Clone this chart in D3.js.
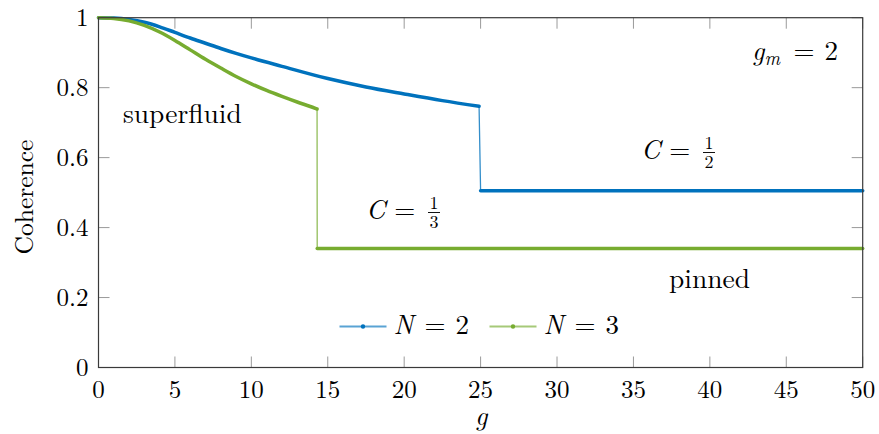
<!DOCTYPE html>
<html>
<head>
<meta charset="utf-8">
<script src="https://cdn.jsdelivr.net/npm/d3@7"></script>
<style>
  body { margin: 0; background: #fff; }
</style>
</head>
<body>
<div id="chart"></div>
<script>
const gN2 = [0, 1, 2, 3, 4, 5, 6, 7, 8, 9, 10, 12, 15, 17.5, 20, 22.5, 24.9, 25, 50];
const cN2 = [1, 0.999, 0.995, 0.987, 0.974, 0.958, 0.942, 0.927, 0.912, 0.898, 0.885, 0.861, 0.826, 0.802, 0.782, 0.763, 0.747, 0.505, 0.505];
const gN3 = [0, 1, 2, 3, 4, 5, 6, 7, 8, 9, 10, 11, 12, 13, 14, 14.3, 14.31, 50];
const cN3 = [1, 0.998, 0.991, 0.978, 0.959, 0.935, 0.908, 0.881, 0.856, 0.832, 0.811, 0.792, 0.775, 0.759, 0.744, 0.739, 0.34, 0.34];
const xTicks = [0, 5, 10, 15, 20, 25, 30, 35, 40, 45, 50];
const yTicks = [0, 0.2, 0.4, 0.6, 0.8, 1];
const seriesNames = ['2', '3'];
const colors = ['#0072BD', '#77AC30'];

const width = 879, height = 434;
const mLeft = 98.5, mRight = 862.7, mTop = 17.7, mBottom = 367.5;
const font = "'Latin Modern Roman', 'Latin Modern Math', serif";

const svg = d3.select('#chart').append('svg')
    .attr('width', width)
    .attr('height', height)
    .style('font-family', font);

const x = d3.scaleLinear().domain([0, 50]).range([mLeft, mRight]);
const y = d3.scaleLinear().domain([0, 1]).range([mBottom, mTop]);

// ticks on all four sides, pointing inward
const tickLen = 11;
const ticks = svg.append('g').attr('stroke', '#9a9a9a').attr('stroke-width', 1);
xTicks.forEach(t => {
    ticks.append('line').attr('x1', x(t)).attr('x2', x(t)).attr('y1', mBottom).attr('y2', mBottom - tickLen);
    ticks.append('line').attr('x1', x(t)).attr('x2', x(t)).attr('y1', mTop).attr('y2', mTop + tickLen);
});
yTicks.forEach(t => {
    ticks.append('line').attr('y1', y(t)).attr('y2', y(t)).attr('x1', mLeft).attr('x2', mLeft + tickLen);
    ticks.append('line').attr('y1', y(t)).attr('y2', y(t)).attr('x1', mRight).attr('x2', mRight - tickLen);
});

svg.append('g').selectAll('text')
    .data(xTicks).enter().append('text')
    .attr('x', d => x(d))
    .attr('y', 397.5)
    .attr('text-anchor', 'middle')
    .attr('font-size', '25px')
    .text(d => d);

svg.append('g').selectAll('text')
    .data(yTicks).enter().append('text')
    .attr('x', 88.5)
    .attr('y', d => y(d) + 8.6)
    .attr('text-anchor', 'end')
    .attr('font-size', '25px')
    .text(d => d);

svg.append('text')
    .attr('transform', `translate(33,197) rotate(-90)`)
    .attr('text-anchor', 'middle')
    .attr('font-size', '25.5px')
    .text('Coherence');

svg.append('text')
    .attr('x', 475)
    .attr('y', 425)
    .attr('font-size', '27px')
    .attr('font-style', 'italic')
    .text('g');

// series: thick curves, thin vertical jumps
const series = [[gN2, cN2], [gN3, cN3]];
series.forEach(([gs, cs], i) => {
    const pts = gs.map((g, k) => [g, cs[k]]);
    const segs = [];
    let cur = [pts[0]];
    for (let k = 1; k < pts.length; k++) {
        const jump = Math.abs(pts[k][1] - pts[k - 1][1]) > 0.1;
        if (jump) {
            segs.push({ pts: cur, thick: true });
            segs.push({ pts: [pts[k - 1], pts[k]], thick: false });
            cur = [pts[k]];
        } else {
            cur.push(pts[k]);
        }
    }
    segs.push({ pts: cur, thick: true });
    const line = d3.line().x(d => x(d[0])).y(d => y(d[1])).curve(d3.curveMonotoneX);
    const straight = d3.line().x(d => x(d[0])).y(d => y(d[1]));
    segs.forEach(s => {
        svg.append('path')
            .attr('d', s.thick ? line(s.pts) : straight(s.pts))
            .attr('fill', 'none')
            .attr('stroke', colors[i])
            .attr('stroke-width', s.thick ? 3.5 : 1.3)
            .attr('stroke-opacity', s.thick ? 1 : 0.8)
            .attr('stroke-linecap', 'round');
    });
});

// frame
svg.append('rect')
    .attr('x', mLeft).attr('y', mTop)
    .attr('width', mRight - mLeft).attr('height', mBottom - mTop)
    .attr('fill', 'none')
    .attr('stroke', '#3a3a3a')
    .attr('stroke-width', 1.2);

// math-ish label: italic symbol, optional subscript
function eqLabel(px, py, sym, sub) {
    const t = svg.append('text').attr('x', px).attr('y', py).attr('font-size', '27px');
    t.append('tspan').attr('font-style', 'italic').text(sym);
    if (sub) {
        t.append('tspan').attr('font-style', 'italic').attr('font-size', '19px').attr('dy', 5).text(sub);
        t.append('tspan').attr('dy', -5).text('\u2009');
    }
    return t;
}

// legend
const legend = svg.append('g').attr('transform', 'translate(339.5,326.5)');
seriesNames.forEach((name, i) => {
    const g = legend.append('g').attr('transform', `translate(${i * 150},0)`);
    g.append('line').attr('x1', 0).attr('x2', 47).attr('y1', 0).attr('y2', 0)
        .attr('stroke', colors[i]).attr('stroke-width', 1.8).attr('stroke-opacity', 0.65);
    g.append('circle').attr('cx', 23.5).attr('cy', 0).attr('r', 2.2).attr('fill', colors[i]);
    const t = g.append('text').attr('x', 54).attr('y', 7).attr('font-size', '27px');
    t.append('tspan').attr('font-style', 'italic').text('N');
    t.append('tspan').attr('dx', 11).text('=');
    t.append('tspan').attr('dx', 10).text(name);
});

// annotations
svg.append('text').attr('x', 123).attr('y', 123).attr('font-size', '27.5px').text('superfluid');
svg.append('text').attr('x', 669).attr('y', 288).attr('font-size', '27.5px').text('pinned');

const gm = eqLabel(752, 60, 'g', 'm');
gm.append('tspan').attr('dx', 8).text('=');
gm.append('tspan').attr('dx', 10).text('2');

function fracLabel(px, py, den) {
    const t = eqLabel(px, py, 'C');
    t.append('tspan').attr('dx', 9).text('=');
    const fx = px + 68, bar = py - 6.5;
    svg.append('text').attr('x', fx).attr('y', bar - 3.5).attr('text-anchor', 'middle')
        .attr('font-size', '18px').text('1');
    svg.append('line').attr('x1', fx - 6).attr('x2', fx + 6).attr('y1', bar).attr('y2', bar)
        .attr('stroke', '#111').attr('stroke-width', 1);
    svg.append('text').attr('x', fx).attr('y', bar + 15.5).attr('text-anchor', 'middle')
        .attr('font-size', '18px').text(den);
}
fracLabel(641, 159, 2);
fracLabel(366, 219, 3);
</script>
</body>
</html>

★ ★ ★ ★ ★

Search the material above for "chart". Pull out each line where it shows up.

Clone this chart in D3.js.
<div id="chart"></div>
const svg = d3.select('#chart').append('svg')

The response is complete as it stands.